◆ **DATASET EXTRACT**:
==================================================

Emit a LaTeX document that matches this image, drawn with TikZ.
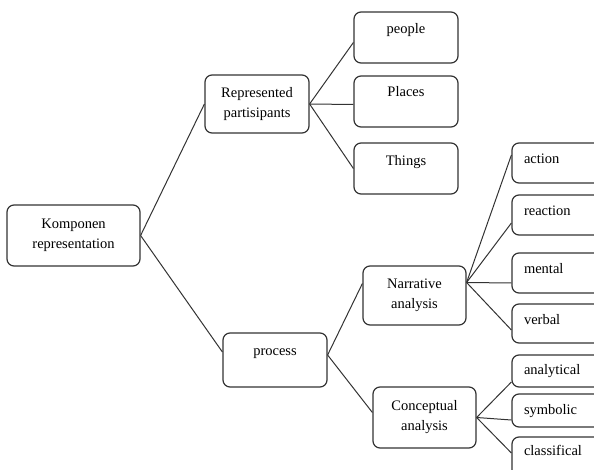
\documentclass[tikz,border=0pt]{standalone}
\usepackage{fontspec}
\setmainfont{Liberation Serif}
\usepackage{xcolor}
\usepackage{tikz}
\tikzset{
    scatola/.style={draw=black!80, line width=1.2pt, rounded corners=7pt, align=center, inner sep=2pt, text=black, font=\fontsize{14.5}{20}\selectfont},
    alto/.style={text height=10pt, text depth=#1},
    alto/.default=3pt,
    foglia/.style={scatola, alto=#1, text width=76pt, align=left, inner xsep=12pt},
    foglia/.default=3pt,
    ramo/.style={black!80, line width=1pt}
}

\begin{document}
\begin{tikzpicture}[x=1pt, y=-1pt]
    % Area del disegno
    \useasboundingbox (0,0) rectangle (594,470);

    % Radice
    \node[scatola, minimum width=133pt, minimum height=61pt] (komp) at (73.5,235.5) {Komponen\\representation};

    % Primo livello
    \node[scatola, minimum width=104pt, minimum height=58pt] (rep) at (257,104) {Represented\\partisipants};
    \node[scatola, alto=19pt, minimum width=104pt, minimum height=54pt] (proc) at (275,360) {process};

    % Partecipanti
    \node[scatola, alto=18pt, minimum width=104pt, minimum height=51pt] (people) at (406,37.5) {people};
    \node[scatola, alto=20pt, minimum width=104pt, minimum height=51pt] (places) at (406,101.5) {Places};
    \node[scatola, alto=16pt, minimum width=104pt, minimum height=51pt] (things) at (406,168.5) {Things};

    % Processi
    \node[scatola, minimum width=103pt, minimum height=59pt] (narr) at (414.5,295.5) {Narrative\\analysis};
    \node[scatola, minimum width=103pt, minimum height=61pt] (conc) at (424.5,417.5) {Conceptual\\analysis};

    % Collegamenti principali
    \draw[ramo] (komp.east) -- (rep.west);
    \draw[ramo] (komp.east) -- ([yshift=8pt]proc.west);
    \draw[ramo] (rep.east) -- ([yshift=-5pt]people.west);
    \draw[ramo] (rep.east) -- ([yshift=-3pt]places.west);
    \draw[ramo] (rep.east) -- (things.west);
    \draw[ramo] ([yshift=5pt]proc.east) -- ([yshift=12pt]narr.west);
    \draw[ramo] ([yshift=5pt]proc.east) -- ([yshift=5pt]conc.west);

    % Foglie narrative (tagliate a destra)
    \foreach \nome/\testo/\y/\h/\d/\o in {act/action/163/40pt/9pt/8pt, react/reaction/215/40pt/9pt/-8pt, ment/mental/273/40pt/9pt/-10pt, verb/verbal/323.5/39pt/8pt/-6.5pt}{
        \node[foglia=\d, minimum height=\h] (\nome) at (562,\y) {\testo};
        \draw[ramo] ([yshift=13pt]narr.east) -- ([yshift=\o]\nome.west);
    }

    % Foglie concettuali
    \foreach \nome/\testo/\y/\h/\d/\o in {anal/analytical/371/32pt/3pt/-11pt, simb/symbolic/410.5/33pt/2pt/-9.5pt, clas/classifical/457/40pt/13pt/4pt}{
        \node[foglia=\d, minimum height=\h] (\nome) at (562,\y) {\testo};
        \draw[ramo] (conc.east) -- ([yshift=\o]\nome.west);
    }
\end{tikzpicture}
\end{document}
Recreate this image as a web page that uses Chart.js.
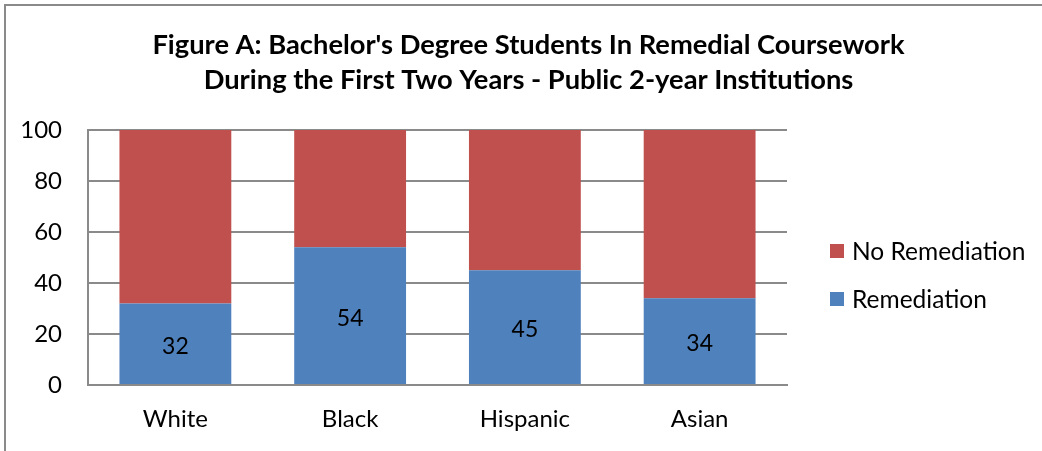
<!DOCTYPE html>
<html>
<head>
<meta charset="utf-8">
<script src="https://cdn.jsdelivr.net/npm/chart.js@4.4.1/dist/chart.umd.min.js"></script>
<style>
  html, body { margin: 0; padding: 0; background: #fff; }
  #wrap { position: relative; width: 1042px; height: 451px; overflow: hidden; }
  #frame { position: absolute; left: 4px; top: 4px; width: 1100px; height: 500px;
           border-left: 2px solid #8a8a8a; border-top: 2px solid #8a8a8a; }
  canvas { position: absolute; left: 0; top: 0; }
</style>
</head>
<body>
<div id="wrap">
  <div id="frame"></div>
  <canvas id="c" width="1042" height="451"></canvas>
</div>
<script>
const categories = ["White", "Black", "Hispanic", "Asian"];
const remediation = [32, 54, 45, 34];
const noRemediation = [68, 46, 55, 66];
const yTicks = [0, 20, 40, 60, 80, 100];
const titleLines = ["Figure A: Bachelor's Degree Students In Remedial Coursework",
                    "During the First Two Years - Public 2-year Institutions"];

const FONT = "Lato, 'Open Sans', sans-serif";

const valueLabels = {
  id: 'valueLabels',
  afterDatasetsDraw(chart) {
    const ctx = chart.ctx;
    const meta = chart.getDatasetMeta(0);
    ctx.save();
    ctx.font = "23px " + FONT;
    ctx.fillStyle = "#000";
    ctx.textAlign = "center";
    ctx.textBaseline = "middle";
    meta.data.forEach((bar, i) => {
      const y = (bar.y + bar.base) / 2;
      ctx.fillText(String(remediation[i]), bar.x, y + 2.5);
    });
    ctx.restore();
  }
};

const titleAndLegend = {
  id: 'titleAndLegend',
  afterDraw(chart) {
    const ctx = chart.ctx;
    const area = chart.chartArea;
    ctx.save();
    // title
    ctx.font = "bold 27.3px " + FONT;
    ctx.fillStyle = "#000";
    ctx.textAlign = "center";
    ctx.textBaseline = "middle";
    titleLines.forEach((line, i) => ctx.fillText(line, 528.5, 45 + i * 35));
    // legend (reverse order)
    ctx.font = "24.5px " + FONT;
    ctx.textAlign = "left";
    const ds = chart.data.datasets.slice().reverse();
    const midY = (area.top + area.bottom) / 2;
    ds.forEach((d, i) => {
      const cy = midY - 6.5 + i * 48;
      const x = area.right + 43;
      ctx.fillStyle = d.backgroundColor;
      ctx.fillRect(x, cy - 7, 14, 14);
      ctx.fillStyle = "#000";
      ctx.fillText(d.label, x + 22, cy + 1);
    });
    ctx.restore();
  }
};

new Chart(document.getElementById('c'), {
  type: 'bar',
  data: {
    labels: categories,
    datasets: [
      { label: "Remediation", data: remediation, backgroundColor: "#4F81BD",
        categoryPercentage: 1, barPercentage: 0.64 },
      { label: "No Remediation", data: noRemediation, backgroundColor: "#C0504D",
        categoryPercentage: 1, barPercentage: 0.64 }
    ]
  },
  options: {
    responsive: false,
    animation: false,
    devicePixelRatio: 1,
    layout: { padding: { left: 22, right: 255, top: 130, bottom: 0 } },
    plugins: {
      tooltip: { enabled: false },
      title: { display: false },
      legend: { display: false }
    },
    scales: {
      x: {
        stacked: true,
        grid: { display: false },
        border: { color: "#8a8a8a", width: 2 },
        ticks: { color: "#000", font: { family: FONT, size: 24 }, padding: 12, maxRotation: 0 },
        afterFit(scale) { scale.height = 66; }
      },
      y: {
        stacked: true,
        min: 0, max: 100,
        afterBuildTicks(axis) { axis.ticks = yTicks.map(v => ({ value: v })); },
        grid: { color: "#8a8a8a", lineWidth: 2, drawTicks: false },
        border: { color: "#8a8a8a", width: 2 },
        ticks: { color: "#000", font: { family: FONT, size: 24 }, padding: 26 },
        afterFit(scale) { scale.width = 66; }
      }
    }
  },
  plugins: [valueLabels, titleAndLegend]
});
</script>
</body>
</html>
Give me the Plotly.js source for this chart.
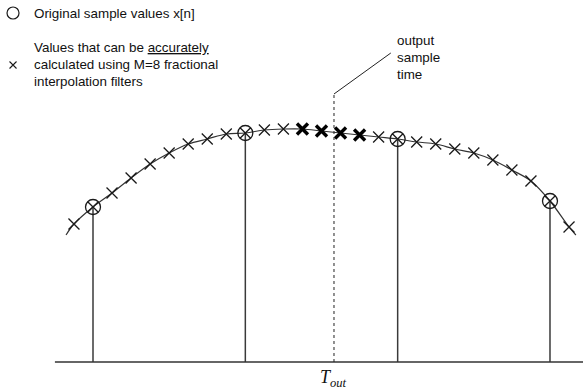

==================================================

◆ **SET PROBLEM**: In the copy, include all records verbatim but no images.

◆ **REPLY TO THE TASK**:
Emit a LaTeX document that matches this image, drawn with TikZ.
\documentclass[tikz,border=0pt]{standalone}
\usepackage{fontspec}
\setmainfont{Liberation Serif}
\usepackage{xcolor}
\usepackage{tikz}
\tikzset{
    scatola/.style={draw=black!80, line width=1.2pt, rounded corners=7pt, align=center, inner sep=2pt, text=black, font=\fontsize{14.5}{20}\selectfont},
    alto/.style={text height=10pt, text depth=#1},
    alto/.default=3pt,
    foglia/.style={scatola, alto=#1, text width=76pt, align=left, inner xsep=12pt},
    foglia/.default=3pt,
    ramo/.style={black!80, line width=1pt}
}

\begin{document}
\begin{tikzpicture}[x=1pt, y=-1pt]
    % Area del disegno
    \useasboundingbox (0,0) rectangle (594,470);

    % Radice
    \node[scatola, minimum width=133pt, minimum height=61pt] (komp) at (73.5,235.5) {Komponen\\representation};

    % Primo livello
    \node[scatola, minimum width=104pt, minimum height=58pt] (rep) at (257,104) {Represented\\partisipants};
    \node[scatola, alto=19pt, minimum width=104pt, minimum height=54pt] (proc) at (275,360) {process};

    % Partecipanti
    \node[scatola, alto=18pt, minimum width=104pt, minimum height=51pt] (people) at (406,37.5) {people};
    \node[scatola, alto=20pt, minimum width=104pt, minimum height=51pt] (places) at (406,101.5) {Places};
    \node[scatola, alto=16pt, minimum width=104pt, minimum height=51pt] (things) at (406,168.5) {Things};

    % Processi
    \node[scatola, minimum width=103pt, minimum height=59pt] (narr) at (414.5,295.5) {Narrative\\analysis};
    \node[scatola, minimum width=103pt, minimum height=61pt] (conc) at (424.5,417.5) {Conceptual\\analysis};

    % Collegamenti principali
    \draw[ramo] (komp.east) -- (rep.west);
    \draw[ramo] (komp.east) -- ([yshift=8pt]proc.west);
    \draw[ramo] (rep.east) -- ([yshift=-5pt]people.west);
    \draw[ramo] (rep.east) -- ([yshift=-3pt]places.west);
    \draw[ramo] (rep.east) -- (things.west);
    \draw[ramo] ([yshift=5pt]proc.east) -- ([yshift=12pt]narr.west);
    \draw[ramo] ([yshift=5pt]proc.east) -- ([yshift=5pt]conc.west);

    % Foglie narrative (tagliate a destra)
    \foreach \nome/\testo/\y/\h/\d/\o in {act/action/163/40pt/9pt/8pt, react/reaction/215/40pt/9pt/-8pt, ment/mental/273/40pt/9pt/-10pt, verb/verbal/323.5/39pt/8pt/-6.5pt}{
        \node[foglia=\d, minimum height=\h] (\nome) at (562,\y) {\testo};
        \draw[ramo] ([yshift=13pt]narr.east) -- ([yshift=\o]\nome.west);
    }

    % Foglie concettuali
    \foreach \nome/\testo/\y/\h/\d/\o in {anal/analytical/371/32pt/3pt/-11pt, simb/symbolic/410.5/33pt/2pt/-9.5pt, clas/classifical/457/40pt/13pt/4pt}{
        \node[foglia=\d, minimum height=\h] (\nome) at (562,\y) {\testo};
        \draw[ramo] (conc.east) -- ([yshift=\o]\nome.west);
    }
\end{tikzpicture}
\end{document}
Recreate this image as a web page that uses Chart.js.
<!DOCTYPE html>
<html>
<head>
<meta charset="utf-8">
<script src="https://cdn.jsdelivr.net/npm/chart.js@4.4.1/dist/chart.umd.min.js"></script>
<style>
  html, body { margin: 0; padding: 0; background: #fff; }
  #wrap { position: relative; width: 1042px; height: 451px; overflow: hidden; }
  #frame { position: absolute; left: 4px; top: 4px; width: 1100px; height: 500px;
           border-left: 2px solid #8a8a8a; border-top: 2px solid #8a8a8a; }
  canvas { position: absolute; left: 0; top: 0; }
</style>
</head>
<body>
<div id="wrap">
  <div id="frame"></div>
  <canvas id="c" width="1042" height="451"></canvas>
</div>
<script>
const categories = ["White", "Black", "Hispanic", "Asian"];
const remediation = [32, 54, 45, 34];
const noRemediation = [68, 46, 55, 66];
const yTicks = [0, 20, 40, 60, 80, 100];
const titleLines = ["Figure A: Bachelor's Degree Students In Remedial Coursework",
                    "During the First Two Years - Public 2-year Institutions"];

const FONT = "Lato, 'Open Sans', sans-serif";

const valueLabels = {
  id: 'valueLabels',
  afterDatasetsDraw(chart) {
    const ctx = chart.ctx;
    const meta = chart.getDatasetMeta(0);
    ctx.save();
    ctx.font = "23px " + FONT;
    ctx.fillStyle = "#000";
    ctx.textAlign = "center";
    ctx.textBaseline = "middle";
    meta.data.forEach((bar, i) => {
      const y = (bar.y + bar.base) / 2;
      ctx.fillText(String(remediation[i]), bar.x, y + 2.5);
    });
    ctx.restore();
  }
};

const titleAndLegend = {
  id: 'titleAndLegend',
  afterDraw(chart) {
    const ctx = chart.ctx;
    const area = chart.chartArea;
    ctx.save();
    // title
    ctx.font = "bold 27.3px " + FONT;
    ctx.fillStyle = "#000";
    ctx.textAlign = "center";
    ctx.textBaseline = "middle";
    titleLines.forEach((line, i) => ctx.fillText(line, 528.5, 45 + i * 35));
    // legend (reverse order)
    ctx.font = "24.5px " + FONT;
    ctx.textAlign = "left";
    const ds = chart.data.datasets.slice().reverse();
    const midY = (area.top + area.bottom) / 2;
    ds.forEach((d, i) => {
      const cy = midY - 6.5 + i * 48;
      const x = area.right + 43;
      ctx.fillStyle = d.backgroundColor;
      ctx.fillRect(x, cy - 7, 14, 14);
      ctx.fillStyle = "#000";
      ctx.fillText(d.label, x + 22, cy + 1);
    });
    ctx.restore();
  }
};

new Chart(document.getElementById('c'), {
  type: 'bar',
  data: {
    labels: categories,
    datasets: [
      { label: "Remediation", data: remediation, backgroundColor: "#4F81BD",
        categoryPercentage: 1, barPercentage: 0.64 },
      { label: "No Remediation", data: noRemediation, backgroundColor: "#C0504D",
        categoryPercentage: 1, barPercentage: 0.64 }
    ]
  },
  options: {
    responsive: false,
    animation: false,
    devicePixelRatio: 1,
    layout: { padding: { left: 22, right: 255, top: 130, bottom: 0 } },
    plugins: {
      tooltip: { enabled: false },
      title: { display: false },
      legend: { display: false }
    },
    scales: {
      x: {
        stacked: true,
        grid: { display: false },
        border: { color: "#8a8a8a", width: 2 },
        ticks: { color: "#000", font: { family: FONT, size: 24 }, padding: 12, maxRotation: 0 },
        afterFit(scale) { scale.height = 66; }
      },
      y: {
        stacked: true,
        min: 0, max: 100,
        afterBuildTicks(axis) { axis.ticks = yTicks.map(v => ({ value: v })); },
        grid: { color: "#8a8a8a", lineWidth: 2, drawTicks: false },
        border: { color: "#8a8a8a", width: 2 },
        ticks: { color: "#000", font: { family: FONT, size: 24 }, padding: 26 },
        afterFit(scale) { scale.width = 66; }
      }
    }
  },
  plugins: [valueLabels, titleAndLegend]
});
</script>
</body>
</html>
Give me the Plotly.js source for this chart.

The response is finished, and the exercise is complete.